* Exercise requirements
Output the full listing below exactly, without the pictures.

* Provided data
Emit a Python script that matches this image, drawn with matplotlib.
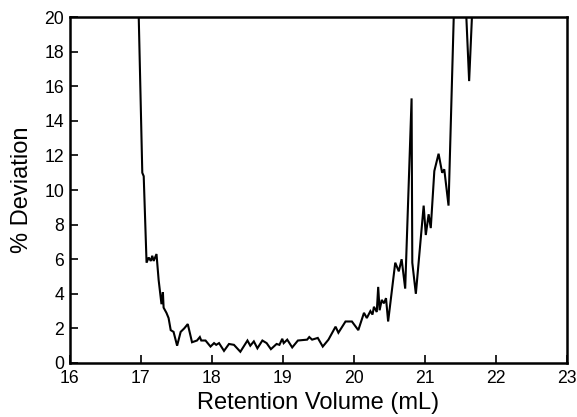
import matplotlib
matplotlib.use("Agg")
import matplotlib.pyplot as plt

# retention volume (mL) and % deviation
volume = [16.96, 16.97, 17.02, 17.04, 17.08, 17.11, 17.14, 17.16, 17.18, 17.22,
          17.25, 17.29, 17.31, 17.32, 17.36, 17.39, 17.42, 17.46, 17.51, 17.56,
          17.61, 17.66, 17.72, 17.79, 17.83, 17.85, 17.91, 17.98, 18.03, 18.06,
          18.10, 18.17, 18.24, 18.31, 18.40, 18.50, 18.54, 18.59, 18.64, 18.71,
          18.77, 18.83, 18.91, 18.95, 18.99, 19.01, 19.06, 19.13, 19.21, 19.34,
          19.37, 19.41, 19.49, 19.56, 19.64, 19.74, 19.78, 19.88, 19.97, 20.06,
          20.14, 20.18, 20.23, 20.26, 20.28, 20.32, 20.34, 20.36, 20.39, 20.42,
          20.45, 20.48, 20.58, 20.63, 20.67, 20.72, 20.77, 20.81, 20.82, 20.87,
          20.98, 21.01, 21.05, 21.08, 21.13, 21.19, 21.24, 21.27, 21.33, 21.41,
          21.50, 21.57, 21.62, 21.67, 21.75]
deviation = [30.0, 20.0, 11.0, 10.8, 5.8, 6.1, 5.9, 6.2, 5.9, 6.3,
             4.8, 3.4, 4.1, 3.2, 2.9, 2.6, 1.9, 1.8, 1.0, 1.8,
             2.0, 2.25, 1.2, 1.3, 1.5, 1.3, 1.3, 0.95, 1.15, 1.05,
             1.15, 0.7, 1.1, 1.05, 0.65, 1.3, 1.0, 1.25, 0.85, 1.3,
             1.15, 0.8, 1.1, 1.05, 1.4, 1.15, 1.35, 0.9, 1.3, 1.35,
             1.5, 1.35, 1.45, 0.95, 1.35, 2.1, 1.75, 2.4, 2.4, 1.9,
             2.9, 2.6, 3.0, 2.8, 3.25, 2.95, 4.4, 3.05, 3.65, 3.45,
             3.75, 2.4, 5.8, 5.3, 6.0, 4.3, 10.4, 15.3, 5.8, 4.0,
             9.1, 7.4, 8.6, 7.8, 11.1, 12.1, 11.0, 11.2, 9.1, 21.0,
             30.0, 21.0, 16.3, 21.0, 30.0]

xticks = [16, 17, 18, 19, 20, 21, 22, 23]
yticks = [0, 2, 4, 6, 8, 10, 12, 14, 16, 18, 20]

plt.rcParams['font.family'] = ['Liberation Sans', 'DejaVu Sans']

fig = plt.figure(figsize=(5.77, 4.17), dpi=100)
ax = fig.add_axes([0.121, 0.1295, 0.862, 0.8295])

ax.plot(volume, deviation, color='black', linewidth=1.5, solid_joinstyle='miter')

ax.set_xlim(16, 23)
ax.set_ylim(0, 20)
ax.set_xticks(xticks)
ax.set_yticks(yticks)
ax.tick_params(axis='both', direction='in', length=6, width=1.2, labelsize=12.7,
               top=False, right=False)
ax.tick_params(axis='x', pad=5)
ax.tick_params(axis='y', pad=4)
for s in ax.spines.values():
    s.set_linewidth(1.8)

ax.set_xlabel('Retention Volume (mL)', fontsize=17, labelpad=4)
ax.set_ylabel('% Deviation', fontsize=17, labelpad=8)

fig.savefig('out.png', dpi=100)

* Complete response
Emit a Python script that matches this image, drawn with matplotlib.
import matplotlib
matplotlib.use("Agg")
import matplotlib.pyplot as plt

# retention volume (mL) and % deviation
volume = [16.96, 16.97, 17.02, 17.04, 17.08, 17.11, 17.14, 17.16, 17.18, 17.22,
          17.25, 17.29, 17.31, 17.32, 17.36, 17.39, 17.42, 17.46, 17.51, 17.56,
          17.61, 17.66, 17.72, 17.79, 17.83, 17.85, 17.91, 17.98, 18.03, 18.06,
          18.10, 18.17, 18.24, 18.31, 18.40, 18.50, 18.54, 18.59, 18.64, 18.71,
          18.77, 18.83, 18.91, 18.95, 18.99, 19.01, 19.06, 19.13, 19.21, 19.34,
          19.37, 19.41, 19.49, 19.56, 19.64, 19.74, 19.78, 19.88, 19.97, 20.06,
          20.14, 20.18, 20.23, 20.26, 20.28, 20.32, 20.34, 20.36, 20.39, 20.42,
          20.45, 20.48, 20.58, 20.63, 20.67, 20.72, 20.77, 20.81, 20.82, 20.87,
          20.98, 21.01, 21.05, 21.08, 21.13, 21.19, 21.24, 21.27, 21.33, 21.41,
          21.50, 21.57, 21.62, 21.67, 21.75]
deviation = [30.0, 20.0, 11.0, 10.8, 5.8, 6.1, 5.9, 6.2, 5.9, 6.3,
             4.8, 3.4, 4.1, 3.2, 2.9, 2.6, 1.9, 1.8, 1.0, 1.8,
             2.0, 2.25, 1.2, 1.3, 1.5, 1.3, 1.3, 0.95, 1.15, 1.05,
             1.15, 0.7, 1.1, 1.05, 0.65, 1.3, 1.0, 1.25, 0.85, 1.3,
             1.15, 0.8, 1.1, 1.05, 1.4, 1.15, 1.35, 0.9, 1.3, 1.35,
             1.5, 1.35, 1.45, 0.95, 1.35, 2.1, 1.75, 2.4, 2.4, 1.9,
             2.9, 2.6, 3.0, 2.8, 3.25, 2.95, 4.4, 3.05, 3.65, 3.45,
             3.75, 2.4, 5.8, 5.3, 6.0, 4.3, 10.4, 15.3, 5.8, 4.0,
             9.1, 7.4, 8.6, 7.8, 11.1, 12.1, 11.0, 11.2, 9.1, 21.0,
             30.0, 21.0, 16.3, 21.0, 30.0]

xticks = [16, 17, 18, 19, 20, 21, 22, 23]
yticks = [0, 2, 4, 6, 8, 10, 12, 14, 16, 18, 20]

plt.rcParams['font.family'] = ['Liberation Sans', 'DejaVu Sans']

fig = plt.figure(figsize=(5.77, 4.17), dpi=100)
ax = fig.add_axes([0.121, 0.1295, 0.862, 0.8295])

ax.plot(volume, deviation, color='black', linewidth=1.5, solid_joinstyle='miter')

ax.set_xlim(16, 23)
ax.set_ylim(0, 20)
ax.set_xticks(xticks)
ax.set_yticks(yticks)
ax.tick_params(axis='both', direction='in', length=6, width=1.2, labelsize=12.7,
               top=False, right=False)
ax.tick_params(axis='x', pad=5)
ax.tick_params(axis='y', pad=4)
for s in ax.spines.values():
    s.set_linewidth(1.8)

ax.set_xlabel('Retention Volume (mL)', fontsize=17, labelpad=4)
ax.set_ylabel('% Deviation', fontsize=17, labelpad=8)

fig.savefig('out.png', dpi=100)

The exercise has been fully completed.